Wednesday, June 10, 2009

Phoenix Suns Superstar Amare Stoudemire Gets Shot Down at Buckhead Hotel

A Special Report on Racism By John Breech

Note: John won a Pulitzer with his last special report: Why You Shouldn't Punch Your Girlfriend in Front of a Cop

Just when it looked like racism was over forever, two ugly stories rear their heads this week, one of them an Its Never Sunny in Cincinnati exclusive.

First up, the Cincinnati Enquirer reported yesterday that four black men are suing the Waffle House for discriminatory practices. Its alleged that the men went into the well-known waffle establishment around 2:30 a.m. in October and were basically refused service.

According to the men, they were told they would have to wait 30 to 40 minutes to have their order taken. While they were waiting the 30 to 40 minutes to have their order taken, several people who aren't black and who most would call white, walked into the restaurant and promptly placed an order.

The waitress, who probably didn't vote for Obama, kicked the four men out after one of them made a smart ass comment when she tried to take their order. The man said something to the effect of 'it hasn't quite been 40 minutes, we can keep waiting,' the waitress, for whatever reason was offended by this and tossed the men out of the restaurant.

Two white patrons at the restaurant were allegedly so offended by what happened that they went outside and apologized to the black men.

The kicker of the whole incident is that when police arrived, instead of aiding the men, one of them simply said, "Next time, go to IHOP."

First of all F*ck face, if I want waffles, I'm going to a waffle place not IHOP, second of all, there's only three IHOP's in all of the greater Cincinnati area.

Leave it to the West Chester Twp. police to make a lame-ass IHOP joke.
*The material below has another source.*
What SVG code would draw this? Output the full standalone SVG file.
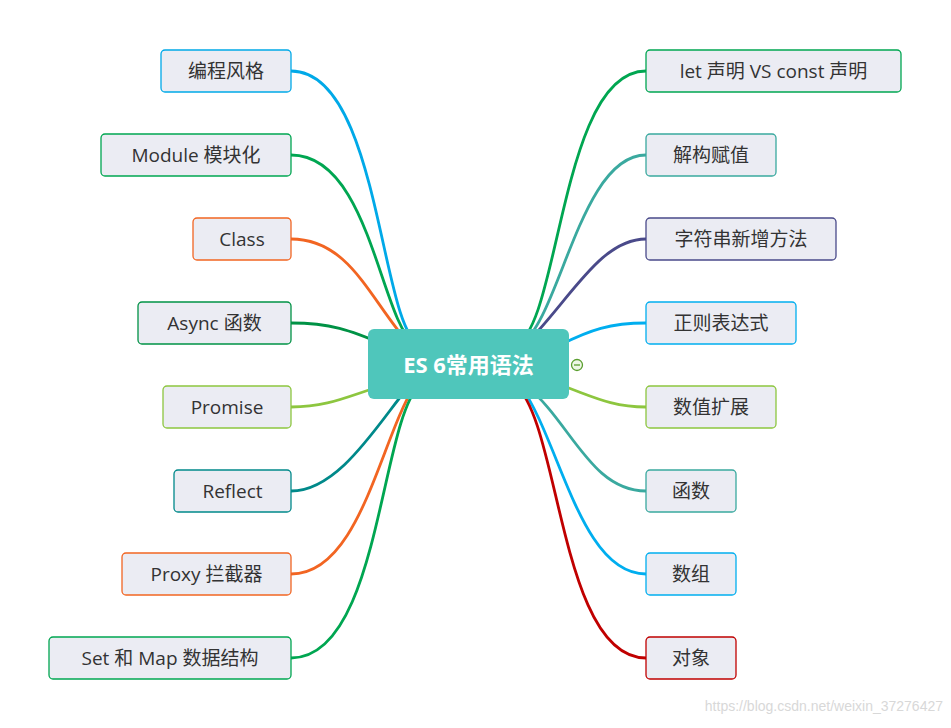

Anyway, here's my take: I've been into a Waffle House at 2:30 a.m. and let me say this, it is borderline impossible to get kicked out of there. Unless you're committing third degree murder or doing an eight ball of coke off of your girlfriends exposed breast, you're not going to be asked to leave.

Verdict: I hope they win $10 Bajillion dollars and free waffles for life.


Next up is the case of Amare Stoudemire, the nicest guy in the NBA. As everyone probably knows already, with the exception of JJ Redick and Adam Morrison, everyone in the NBA is either black or european.

This brings us to the black Mr. Stoudemire who was recently in Atlanta doing what rich 26-year-olds do: wasting as much money as possible and having fun.

On a certain Monday, Stoudemire and his entourage rolled into the posh W hotel in Buckhead. Stoudemire's crew, which was rolling about 20 people deep, was two things: hungry and mostly black.

After the powers that be at the W consulted, they decided that they didn't have enough staff on duty to take a party of 20. Stoudemire and company would probably have spent upwards of $3,000.

After Stoudemire was told that the restaurant was understaffed, he politely left without raising a ruckus.

My take on the situation: I worked in the restaurant industry for seven years, I don't care if the only two people on duty are a quadriplegic cook and a dead squirrel, no manager worth anything would turn down $3,000 worth of business.

Whoever was running the W that night absolutely crapped their pants when they saw 8 escalades and 19 black guys roll up. It's too bad Stoudemire didn't make a stink of this whole thing because if there is one place in Atlanta that thinks there sh!t doesn't stink, it's the W.

Oh and the kicker in the Stoudemire situation is that no one at the W knew it was millionaire basketball player Amare Stoudemire. You can bet that if they had known, they would have seated the man faster then you can say "emancipation proclamation."